Data lines:
>>>>
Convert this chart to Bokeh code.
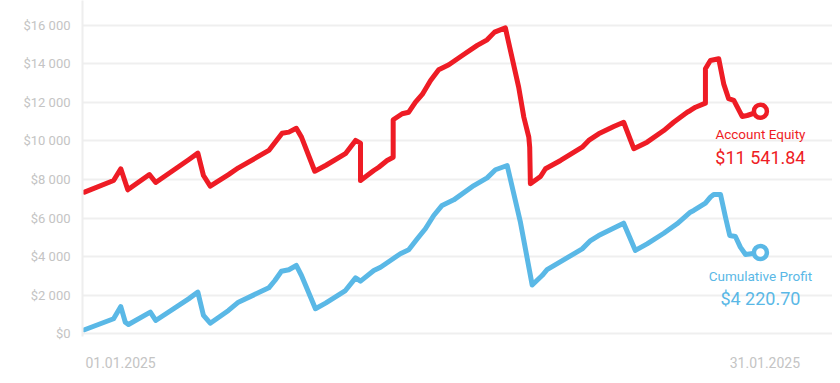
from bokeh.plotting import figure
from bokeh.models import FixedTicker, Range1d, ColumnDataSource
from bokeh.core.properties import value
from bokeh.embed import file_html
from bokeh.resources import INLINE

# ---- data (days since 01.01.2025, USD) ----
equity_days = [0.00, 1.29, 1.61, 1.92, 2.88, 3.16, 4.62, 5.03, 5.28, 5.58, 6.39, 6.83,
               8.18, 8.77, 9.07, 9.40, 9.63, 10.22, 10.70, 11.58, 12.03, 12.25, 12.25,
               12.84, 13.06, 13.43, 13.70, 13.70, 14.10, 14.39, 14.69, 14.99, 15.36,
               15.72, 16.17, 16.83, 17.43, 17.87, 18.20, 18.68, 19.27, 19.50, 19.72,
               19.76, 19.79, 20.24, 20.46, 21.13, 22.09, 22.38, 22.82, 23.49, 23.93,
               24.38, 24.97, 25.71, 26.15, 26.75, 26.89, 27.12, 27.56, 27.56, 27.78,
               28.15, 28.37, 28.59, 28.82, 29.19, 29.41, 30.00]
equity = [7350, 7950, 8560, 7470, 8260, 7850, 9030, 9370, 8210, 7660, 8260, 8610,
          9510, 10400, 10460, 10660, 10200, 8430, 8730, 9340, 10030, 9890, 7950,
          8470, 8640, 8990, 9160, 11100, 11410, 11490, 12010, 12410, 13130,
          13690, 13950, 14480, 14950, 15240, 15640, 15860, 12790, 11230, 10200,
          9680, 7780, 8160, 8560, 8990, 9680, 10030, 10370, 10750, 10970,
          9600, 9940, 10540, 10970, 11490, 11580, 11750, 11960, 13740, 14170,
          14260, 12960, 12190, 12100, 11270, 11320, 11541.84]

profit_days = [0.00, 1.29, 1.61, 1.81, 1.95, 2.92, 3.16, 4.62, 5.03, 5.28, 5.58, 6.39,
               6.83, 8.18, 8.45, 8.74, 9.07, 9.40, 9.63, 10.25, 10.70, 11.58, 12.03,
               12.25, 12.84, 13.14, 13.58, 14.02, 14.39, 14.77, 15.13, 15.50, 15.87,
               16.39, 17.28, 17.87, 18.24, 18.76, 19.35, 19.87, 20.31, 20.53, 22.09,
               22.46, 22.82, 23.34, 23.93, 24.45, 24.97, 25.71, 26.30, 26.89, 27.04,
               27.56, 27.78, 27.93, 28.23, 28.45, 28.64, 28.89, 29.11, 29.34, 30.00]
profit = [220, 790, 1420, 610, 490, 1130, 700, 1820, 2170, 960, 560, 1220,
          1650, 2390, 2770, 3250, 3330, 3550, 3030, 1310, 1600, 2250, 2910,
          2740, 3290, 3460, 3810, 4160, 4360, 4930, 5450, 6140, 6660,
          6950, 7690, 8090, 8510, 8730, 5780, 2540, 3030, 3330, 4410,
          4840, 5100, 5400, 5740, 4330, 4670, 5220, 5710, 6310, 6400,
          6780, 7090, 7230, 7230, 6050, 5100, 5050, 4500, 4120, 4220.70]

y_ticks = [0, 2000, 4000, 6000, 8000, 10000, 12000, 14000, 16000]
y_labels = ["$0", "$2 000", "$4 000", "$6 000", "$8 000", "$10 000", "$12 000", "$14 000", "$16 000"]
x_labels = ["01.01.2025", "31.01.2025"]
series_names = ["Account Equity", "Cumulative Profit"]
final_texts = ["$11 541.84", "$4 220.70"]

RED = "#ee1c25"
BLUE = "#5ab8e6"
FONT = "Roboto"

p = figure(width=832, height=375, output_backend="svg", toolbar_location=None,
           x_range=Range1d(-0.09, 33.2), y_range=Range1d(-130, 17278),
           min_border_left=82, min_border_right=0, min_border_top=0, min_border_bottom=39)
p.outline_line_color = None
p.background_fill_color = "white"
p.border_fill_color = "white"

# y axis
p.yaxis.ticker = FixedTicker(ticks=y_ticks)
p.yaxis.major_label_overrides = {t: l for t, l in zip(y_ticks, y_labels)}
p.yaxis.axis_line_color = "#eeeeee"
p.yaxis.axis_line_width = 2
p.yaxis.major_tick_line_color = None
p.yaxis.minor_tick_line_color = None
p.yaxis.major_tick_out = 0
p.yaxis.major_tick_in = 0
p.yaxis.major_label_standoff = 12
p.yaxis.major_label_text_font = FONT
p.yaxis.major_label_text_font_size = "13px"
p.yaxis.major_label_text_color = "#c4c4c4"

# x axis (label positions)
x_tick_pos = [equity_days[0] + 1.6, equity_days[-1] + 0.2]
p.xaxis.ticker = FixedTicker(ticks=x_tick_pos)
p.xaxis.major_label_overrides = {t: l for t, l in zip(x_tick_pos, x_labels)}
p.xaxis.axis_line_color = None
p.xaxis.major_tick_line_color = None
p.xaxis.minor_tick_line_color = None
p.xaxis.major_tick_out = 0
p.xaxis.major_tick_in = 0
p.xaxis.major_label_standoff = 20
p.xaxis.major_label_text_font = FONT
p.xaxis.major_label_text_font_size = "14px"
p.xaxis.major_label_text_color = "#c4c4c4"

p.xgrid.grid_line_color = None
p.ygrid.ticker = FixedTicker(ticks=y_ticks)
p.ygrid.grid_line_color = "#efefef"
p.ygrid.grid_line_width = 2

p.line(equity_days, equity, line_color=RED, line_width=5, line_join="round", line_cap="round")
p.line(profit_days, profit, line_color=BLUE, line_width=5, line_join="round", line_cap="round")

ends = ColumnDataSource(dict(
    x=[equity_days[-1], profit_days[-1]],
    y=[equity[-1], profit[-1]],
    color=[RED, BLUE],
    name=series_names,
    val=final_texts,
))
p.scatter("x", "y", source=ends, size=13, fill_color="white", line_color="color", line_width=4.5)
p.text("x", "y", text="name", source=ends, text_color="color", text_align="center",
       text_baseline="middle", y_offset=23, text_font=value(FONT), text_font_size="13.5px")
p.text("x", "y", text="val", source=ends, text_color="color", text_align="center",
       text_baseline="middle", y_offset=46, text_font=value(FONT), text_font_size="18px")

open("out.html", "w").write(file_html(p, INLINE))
<<<<
Challenge: Give the data above again in full and unchanged, skipping the pictures.

Output of the task:
Convert this chart to Bokeh code.
from bokeh.plotting import figure
from bokeh.models import FixedTicker, Range1d, ColumnDataSource
from bokeh.core.properties import value
from bokeh.embed import file_html
from bokeh.resources import INLINE

# ---- data (days since 01.01.2025, USD) ----
equity_days = [0.00, 1.29, 1.61, 1.92, 2.88, 3.16, 4.62, 5.03, 5.28, 5.58, 6.39, 6.83,
               8.18, 8.77, 9.07, 9.40, 9.63, 10.22, 10.70, 11.58, 12.03, 12.25, 12.25,
               12.84, 13.06, 13.43, 13.70, 13.70, 14.10, 14.39, 14.69, 14.99, 15.36,
               15.72, 16.17, 16.83, 17.43, 17.87, 18.20, 18.68, 19.27, 19.50, 19.72,
               19.76, 19.79, 20.24, 20.46, 21.13, 22.09, 22.38, 22.82, 23.49, 23.93,
               24.38, 24.97, 25.71, 26.15, 26.75, 26.89, 27.12, 27.56, 27.56, 27.78,
               28.15, 28.37, 28.59, 28.82, 29.19, 29.41, 30.00]
equity = [7350, 7950, 8560, 7470, 8260, 7850, 9030, 9370, 8210, 7660, 8260, 8610,
          9510, 10400, 10460, 10660, 10200, 8430, 8730, 9340, 10030, 9890, 7950,
          8470, 8640, 8990, 9160, 11100, 11410, 11490, 12010, 12410, 13130,
          13690, 13950, 14480, 14950, 15240, 15640, 15860, 12790, 11230, 10200,
          9680, 7780, 8160, 8560, 8990, 9680, 10030, 10370, 10750, 10970,
          9600, 9940, 10540, 10970, 11490, 11580, 11750, 11960, 13740, 14170,
          14260, 12960, 12190, 12100, 11270, 11320, 11541.84]

profit_days = [0.00, 1.29, 1.61, 1.81, 1.95, 2.92, 3.16, 4.62, 5.03, 5.28, 5.58, 6.39,
               6.83, 8.18, 8.45, 8.74, 9.07, 9.40, 9.63, 10.25, 10.70, 11.58, 12.03,
               12.25, 12.84, 13.14, 13.58, 14.02, 14.39, 14.77, 15.13, 15.50, 15.87,
               16.39, 17.28, 17.87, 18.24, 18.76, 19.35, 19.87, 20.31, 20.53, 22.09,
               22.46, 22.82, 23.34, 23.93, 24.45, 24.97, 25.71, 26.30, 26.89, 27.04,
               27.56, 27.78, 27.93, 28.23, 28.45, 28.64, 28.89, 29.11, 29.34, 30.00]
profit = [220, 790, 1420, 610, 490, 1130, 700, 1820, 2170, 960, 560, 1220,
          1650, 2390, 2770, 3250, 3330, 3550, 3030, 1310, 1600, 2250, 2910,
          2740, 3290, 3460, 3810, 4160, 4360, 4930, 5450, 6140, 6660,
          6950, 7690, 8090, 8510, 8730, 5780, 2540, 3030, 3330, 4410,
          4840, 5100, 5400, 5740, 4330, 4670, 5220, 5710, 6310, 6400,
          6780, 7090, 7230, 7230, 6050, 5100, 5050, 4500, 4120, 4220.70]

y_ticks = [0, 2000, 4000, 6000, 8000, 10000, 12000, 14000, 16000]
y_labels = ["$0", "$2 000", "$4 000", "$6 000", "$8 000", "$10 000", "$12 000", "$14 000", "$16 000"]
x_labels = ["01.01.2025", "31.01.2025"]
series_names = ["Account Equity", "Cumulative Profit"]
final_texts = ["$11 541.84", "$4 220.70"]

RED = "#ee1c25"
BLUE = "#5ab8e6"
FONT = "Roboto"

p = figure(width=832, height=375, output_backend="svg", toolbar_location=None,
           x_range=Range1d(-0.09, 33.2), y_range=Range1d(-130, 17278),
           min_border_left=82, min_border_right=0, min_border_top=0, min_border_bottom=39)
p.outline_line_color = None
p.background_fill_color = "white"
p.border_fill_color = "white"

# y axis
p.yaxis.ticker = FixedTicker(ticks=y_ticks)
p.yaxis.major_label_overrides = {t: l for t, l in zip(y_ticks, y_labels)}
p.yaxis.axis_line_color = "#eeeeee"
p.yaxis.axis_line_width = 2
p.yaxis.major_tick_line_color = None
p.yaxis.minor_tick_line_color = None
p.yaxis.major_tick_out = 0
p.yaxis.major_tick_in = 0
p.yaxis.major_label_standoff = 12
p.yaxis.major_label_text_font = FONT
p.yaxis.major_label_text_font_size = "13px"
p.yaxis.major_label_text_color = "#c4c4c4"

# x axis (label positions)
x_tick_pos = [equity_days[0] + 1.6, equity_days[-1] + 0.2]
p.xaxis.ticker = FixedTicker(ticks=x_tick_pos)
p.xaxis.major_label_overrides = {t: l for t, l in zip(x_tick_pos, x_labels)}
p.xaxis.axis_line_color = None
p.xaxis.major_tick_line_color = None
p.xaxis.minor_tick_line_color = None
p.xaxis.major_tick_out = 0
p.xaxis.major_tick_in = 0
p.xaxis.major_label_standoff = 20
p.xaxis.major_label_text_font = FONT
p.xaxis.major_label_text_font_size = "14px"
p.xaxis.major_label_text_color = "#c4c4c4"

p.xgrid.grid_line_color = None
p.ygrid.ticker = FixedTicker(ticks=y_ticks)
p.ygrid.grid_line_color = "#efefef"
p.ygrid.grid_line_width = 2

p.line(equity_days, equity, line_color=RED, line_width=5, line_join="round", line_cap="round")
p.line(profit_days, profit, line_color=BLUE, line_width=5, line_join="round", line_cap="round")

ends = ColumnDataSource(dict(
    x=[equity_days[-1], profit_days[-1]],
    y=[equity[-1], profit[-1]],
    color=[RED, BLUE],
    name=series_names,
    val=final_texts,
))
p.scatter("x", "y", source=ends, size=13, fill_color="white", line_color="color", line_width=4.5)
p.text("x", "y", text="name", source=ends, text_color="color", text_align="center",
       text_baseline="middle", y_offset=23, text_font=value(FONT), text_font_size="13.5px")
p.text("x", "y", text="val", source=ends, text_color="color", text_align="center",
       text_baseline="middle", y_offset=46, text_font=value(FONT), text_font_size="18px")

open("out.html", "w").write(file_html(p, INLINE))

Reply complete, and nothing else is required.